REPUBLIKA.CO.ID, JAKARTA -- Jargon Poros maritim dunia dan tol laut yang sering diucapkan Presiden terpilih, Joko Widodo, dinilai salah arah.
Sejumlah organisasi lingkungan dan gerakan sosial mengatakan Jokowi harus melakukan aksi nyata dahulu, untuk memulihkan lingkungan serta menjamin hak masyarakat lokal, dan nelayan skala kecil terhadap ruang kelola wilayah pesisir laut.
Beberapa organisasi sosial dan lingkungan seperti Greenpeace, Koalisi Rakyat untuk Keadilan Perikanan (Kiara), Yayasan Lembaga Bantuan Hukum Indonesia (YLBHI), Wahana Lingkungan Hidup Indonesia (Walhi), Jaringan Advokasi Tambang, serta Change.org, meminta agar pemerintah baru nanti lebih peduli terhadap lingkungan.
"Kita perlu mengambil sikap kritis dan memberikan sejumlah saran aksi terkait dua ide besar, poros maritim dunia, dan tol laut," ujar Longgena Ginting, Kepala Greenpeace Indonesia di Jakarta, Selasa (23/9).

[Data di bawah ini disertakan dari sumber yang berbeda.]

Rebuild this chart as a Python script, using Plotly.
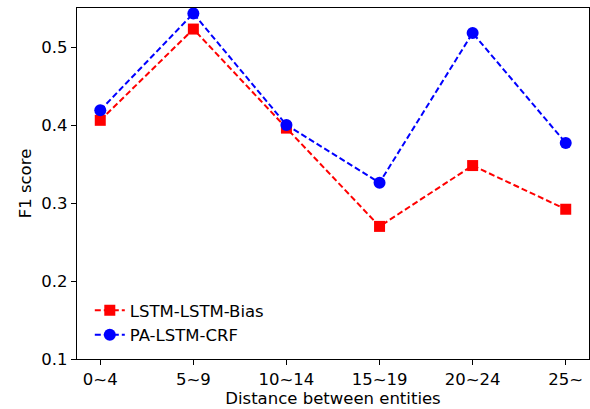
import plotly.graph_objects as go

categories = ["0~4", "5~9", "10~14", "15~19", "20~24", "25~"]
lstm_lstm_bias = [0.406, 0.523, 0.396, 0.270, 0.348, 0.292]
pa_lstm_crf = [0.419, 0.543, 0.400, 0.326, 0.518, 0.377]

xpos = list(range(len(categories)))

FONT = "DejaVu Sans"
FS = 16.5

fig = go.Figure()
fig.add_trace(go.Scatter(
    x=xpos, y=lstm_lstm_bias, name="LSTM-LSTM-Bias", mode="lines+markers",
    line=dict(color="#ff0000", width=2, dash="6px,3px"),
    marker=dict(symbol="square", size=11, color="#ff0000"),
))
fig.add_trace(go.Scatter(
    x=xpos, y=pa_lstm_crf, name="PA-LSTM-CRF", mode="lines+markers",
    line=dict(color="#0000ff", width=2, dash="6px,3px"),
    marker=dict(symbol="circle", size=12, color="#0000ff"),
))

axis_common = dict(
    showline=True, linecolor="black", linewidth=1.2, mirror=True,
    ticks="outside", ticklen=5, tickwidth=1, tickcolor="black",
    showgrid=False, zeroline=False,
    tickfont=dict(family=FONT, size=FS, color="black"),
)

fig.update_xaxes(
    **axis_common,
    range=[-0.25, 5.25], tickmode="array", tickvals=xpos, ticktext=categories,
    title=dict(text="Distance between entities", font=dict(family=FONT, size=FS, color="black"), standoff=3),
)
fig.update_yaxes(
    **axis_common,
    range=[0.1, 0.55], tickmode="array", tickvals=[0.1, 0.2, 0.3, 0.4, 0.5],
    ticktext=["0.1", "0.2", "0.3", "0.4", "0.5"],
    title=dict(text="F1 score", font=dict(family=FONT, size=FS, color="black"), standoff=5),
)

fig.update_layout(
    width=590, height=409,
    margin=dict(l=77, r=1, t=8, b=50),
    plot_bgcolor="white", paper_bgcolor="white",
    font=dict(family=FONT, size=FS, color="black"),
    legend=dict(x=0.025, y=0.02, xanchor="left", yanchor="bottom",
                bgcolor="rgba(0,0,0,0)", font=dict(size=FS), itemwidth=30,
                tracegroupgap=0),
    showlegend=True,
)

fig.write_html("out.html", config={"displayModeBar": False},
               post_script="document.body.style.margin='0';document.body.style.overflow='hidden';")
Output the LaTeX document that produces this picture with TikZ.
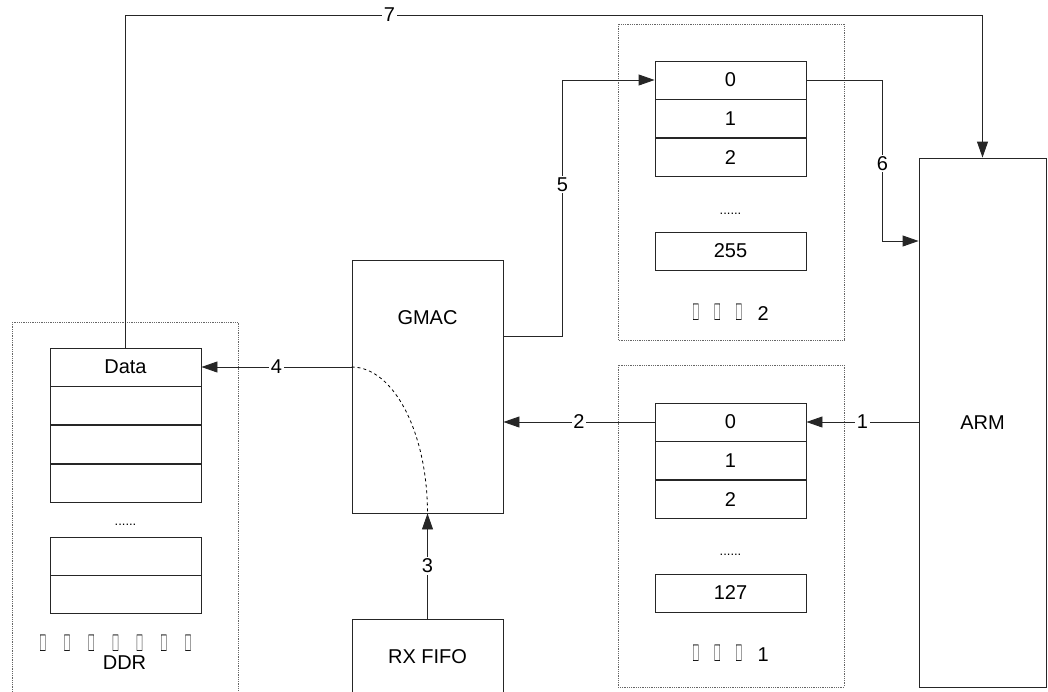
\documentclass[tikz,border=0pt]{standalone}
\usepackage{graphicx}
\usepackage{fontspec}
\setmainfont{Liberation Sans}
\usetikzlibrary{arrows.meta, calc, positioning}
\newcommand{\leerzeichen}[1]{\makebox[#1]{\scalebox{0.5}[1.2]{\XeTeXglyph0\relax}}}

\begin{document}
\begin{tikzpicture}[
    x=1pt, y=-1pt,
    every node/.style={font=\fontsize{20}{24}\selectfont},
    blockbox/.style={draw=black!85, line width=0.9pt, fill=white, inner sep=0pt},
    zelle/.style={blockbox, minimum width=151pt, minimum height=38pt},
    rahmen/.style={draw=black!60, densely dotted, line width=0.8pt},
    pfeil/.style={draw=black!85, line width=0.9pt, -{Triangle[length=16pt, width=11pt]}},
    nummer/.style={fill=white, inner sep=1.5pt},
  ]
  \clip (0,0) rectangle (1048,691);

  % Rahmen
  \draw[rahmen] (12,322) rectangle (238,720);
  \draw[rahmen] (618,24) rectangle (844,340);
  \draw[rahmen] (618,365) rectangle (844,687);

  % Bausteine
  \node[blockbox, minimum width=151pt, minimum height=253pt] (gmac) at (427.5,386.5) {};
  \node (gmactext) at (427.5,318) {GMAC};
  \node[blockbox, minimum width=127pt, minimum height=529pt] (arm) at (982.5,422.5) {ARM};
  \node[blockbox, minimum width=151pt, minimum height=76pt] (rxfifo) at (427.5,657) {RX FIFO};

  % DDR
  \node[zelle] (data) at (125.5,367) {Data};
  \node[zelle, below=0pt of data] (ddr1) {};
  \node[zelle, below=0pt of ddr1] (ddr2) {};
  \node[zelle, below=0pt of ddr2] (ddr3) {};
  \node[anchor=base, font=\fontsize{13}{14}\selectfont] (ddrdots) at (125.5,525) {......};
  \node[zelle] (ddr4) at (125.5,556) {};
  \node[zelle, below=0pt of ddr4] (ddr5) {};
  \node (ddrtofu) at (115.5,643) {\leerzeichen{24.2pt}\leerzeichen{24.2pt}\leerzeichen{24.2pt}\leerzeichen{24.2pt}\leerzeichen{24.2pt}\leerzeichen{24.2pt}\leerzeichen{24.2pt}};
  \node (ddrname) at (124.5,663) {DDR};

  % Tabelle 2
  \node[zelle] (t2r0) at (730.5,80) {0};
  \node[zelle, below=0pt of t2r0] (t2r1) {1};
  \node[zelle, below=0pt of t2r1] (t2r2) {2};
  \node[anchor=base, font=\fontsize{13}{14}\selectfont] (t2dots) at (730.5,214) {......};
  \node[zelle] (t2r255) at (730.5,251) {255};
  \node (t2name) at (727,312) {\leerzeichen{21.5pt}\leerzeichen{21.5pt}\leerzeichen{21.5pt}\hspace{8pt}2};

  % Tabelle 1
  \node[zelle] (t1r0) at (730.5,422) {0};
  \node[zelle, below=0pt of t1r0] (t1r1) {1};
  \node[zelle, below=0pt of t1r1] (t1r2) {2};
  \node[anchor=base, font=\fontsize{13}{14}\selectfont] (t1dots) at (730.5,555) {......};
  \node[zelle] (t1r127) at (730.5,593) {127};
  \node (t1name) at (727,653) {\leerzeichen{21.5pt}\leerzeichen{21.5pt}\leerzeichen{21.5pt}\hspace{8pt}1};

  % Ablauf
  \coordinate (oben) at (0,15);
  \draw[pfeil] (arm.west |- t1r0.east) -- node[nummer]{1} (t1r0.east);
  \draw[pfeil] (t1r0.west) -- node[nummer]{2} (t1r0.west -| gmac.east);
  \draw[pfeil] (rxfifo.north) -- node[nummer]{3} (gmac.south);
  \draw[pfeil] (data.east -| gmac.west) -- node[nummer]{4} (data.east);
  \draw[dashed, line width=0.8pt] (data.east -| gmac.west) .. controls +(42,0) and +(0,-81) .. (gmac.south);
  \draw[pfeil] ([yshift=50.5pt]gmac.east) -- ++(59,0) -- node[nummer, pos=0.59]{5} ++(0,-256) -- (t2r0.west);
  \draw[pfeil] (t2r0.east) -- ++(76,0) |- node[nummer, pos=0.26]{6} ([yshift=181.5pt]arm.west);
  \draw[pfeil] (data.north) |- node[nummer, pos=0.654]{7} (arm.north |- oben) -- (arm.north);
\end{tikzpicture}
\end{document}
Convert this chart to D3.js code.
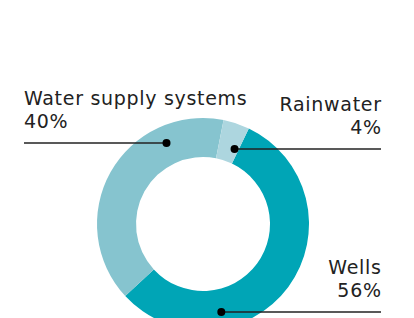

Menurutnya mengkritisi kebijakan pemerintah mendatang sangat penting, agar masyarakat lokal tak kembali menjadi korban dari pembangunan yang tak ramah lingkungan dan sosial.
Ia pun menghimbau agar program poros maritim dunia dan tol laut yang akan dilakukan pemerintah, dapat menyemangati visi kelautan Indonesia 2025, yang telah dideklarasikan masyarakat sipil.
"Jangan ada lagi penghancuran lingkungan dan pulau-pulau kecil," tegasnya.
Longgena menegaskan kasus tambang bijih besi PT. Mikrgro Metal Perdana di Pulau Bangka, Sulawesi Utara, jangan sampai terulang lagi. Rencananya koalisi organisasi non pemerintah ini akan memantau kebijakan pembangunan pesisir dan laut.
Mereka pun akan mengajak Jokowi-JK untuk berdialog langsung bersama masyarakat sipil dalam forum lokakarya nasional, pada November 2014.